▸ Required work:
Please print exactly the lines below, from the start of the material up to and including the line with "(10,8) -- (733,8);", but none of the pictures.

▸ Data extract:
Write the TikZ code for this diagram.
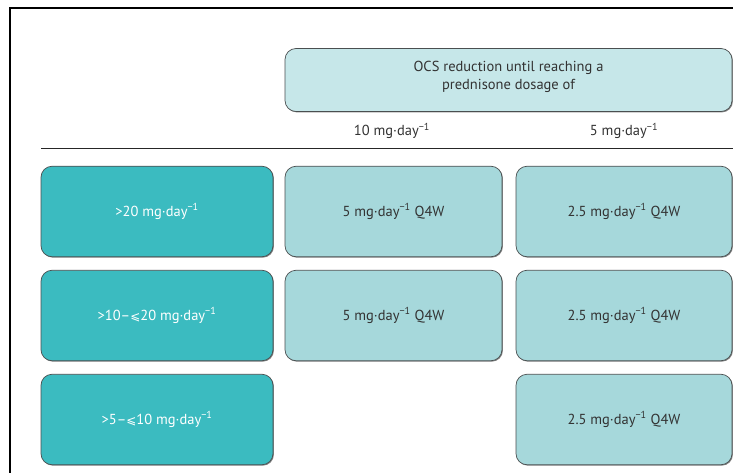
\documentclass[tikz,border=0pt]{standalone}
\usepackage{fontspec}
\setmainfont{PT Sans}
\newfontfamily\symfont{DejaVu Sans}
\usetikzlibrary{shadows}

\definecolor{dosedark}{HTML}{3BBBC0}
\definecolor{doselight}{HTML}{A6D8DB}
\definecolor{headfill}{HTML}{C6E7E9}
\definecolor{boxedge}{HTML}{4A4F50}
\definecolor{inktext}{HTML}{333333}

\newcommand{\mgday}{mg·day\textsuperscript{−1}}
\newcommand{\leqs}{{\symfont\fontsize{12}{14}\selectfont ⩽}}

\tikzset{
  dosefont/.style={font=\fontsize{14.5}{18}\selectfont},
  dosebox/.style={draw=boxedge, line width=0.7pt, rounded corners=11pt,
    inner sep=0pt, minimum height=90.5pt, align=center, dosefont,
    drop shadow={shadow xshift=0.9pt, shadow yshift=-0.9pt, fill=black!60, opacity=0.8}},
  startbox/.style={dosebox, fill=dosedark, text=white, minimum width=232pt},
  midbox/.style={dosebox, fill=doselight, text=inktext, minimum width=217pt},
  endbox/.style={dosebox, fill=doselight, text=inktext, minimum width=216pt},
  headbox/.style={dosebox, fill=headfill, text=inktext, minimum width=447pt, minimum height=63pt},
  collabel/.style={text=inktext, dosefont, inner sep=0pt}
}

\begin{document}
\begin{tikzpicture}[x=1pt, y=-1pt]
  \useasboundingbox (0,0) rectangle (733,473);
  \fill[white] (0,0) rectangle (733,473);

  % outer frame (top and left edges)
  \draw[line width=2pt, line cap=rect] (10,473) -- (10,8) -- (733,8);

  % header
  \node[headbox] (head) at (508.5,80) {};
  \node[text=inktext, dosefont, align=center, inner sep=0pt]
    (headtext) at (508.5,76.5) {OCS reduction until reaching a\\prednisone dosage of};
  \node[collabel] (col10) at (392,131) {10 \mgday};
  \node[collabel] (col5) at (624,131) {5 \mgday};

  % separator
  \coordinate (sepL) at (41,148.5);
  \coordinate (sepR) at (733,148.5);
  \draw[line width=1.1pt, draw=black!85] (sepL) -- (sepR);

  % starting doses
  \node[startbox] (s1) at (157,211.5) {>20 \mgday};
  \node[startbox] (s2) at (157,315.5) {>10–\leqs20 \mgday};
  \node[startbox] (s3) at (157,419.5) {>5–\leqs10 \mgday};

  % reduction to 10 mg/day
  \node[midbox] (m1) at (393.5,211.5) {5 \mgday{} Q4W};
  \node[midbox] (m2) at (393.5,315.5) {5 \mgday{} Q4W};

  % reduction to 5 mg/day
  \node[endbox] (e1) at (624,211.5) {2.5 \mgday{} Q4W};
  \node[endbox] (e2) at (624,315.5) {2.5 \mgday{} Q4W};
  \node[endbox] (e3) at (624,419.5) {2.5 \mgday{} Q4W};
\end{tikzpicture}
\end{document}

▸ Final result:
Write the TikZ code for this diagram.
\documentclass[tikz,border=0pt]{standalone}
\usepackage{fontspec}
\setmainfont{PT Sans}
\newfontfamily\symfont{DejaVu Sans}
\usetikzlibrary{shadows}

\definecolor{dosedark}{HTML}{3BBBC0}
\definecolor{doselight}{HTML}{A6D8DB}
\definecolor{headfill}{HTML}{C6E7E9}
\definecolor{boxedge}{HTML}{4A4F50}
\definecolor{inktext}{HTML}{333333}

\newcommand{\mgday}{mg·day\textsuperscript{−1}}
\newcommand{\leqs}{{\symfont\fontsize{12}{14}\selectfont ⩽}}

\tikzset{
  dosefont/.style={font=\fontsize{14.5}{18}\selectfont},
  dosebox/.style={draw=boxedge, line width=0.7pt, rounded corners=11pt,
    inner sep=0pt, minimum height=90.5pt, align=center, dosefont,
    drop shadow={shadow xshift=0.9pt, shadow yshift=-0.9pt, fill=black!60, opacity=0.8}},
  startbox/.style={dosebox, fill=dosedark, text=white, minimum width=232pt},
  midbox/.style={dosebox, fill=doselight, text=inktext, minimum width=217pt},
  endbox/.style={dosebox, fill=doselight, text=inktext, minimum width=216pt},
  headbox/.style={dosebox, fill=headfill, text=inktext, minimum width=447pt, minimum height=63pt},
  collabel/.style={text=inktext, dosefont, inner sep=0pt}
}

\begin{document}
\begin{tikzpicture}[x=1pt, y=-1pt]
  \useasboundingbox (0,0) rectangle (733,473);
  \fill[white] (0,0) rectangle (733,473);

  % outer frame (top and left edges)
  \draw[line width=2pt, line cap=rect] (10,473) -- (10,8) -- (733,8);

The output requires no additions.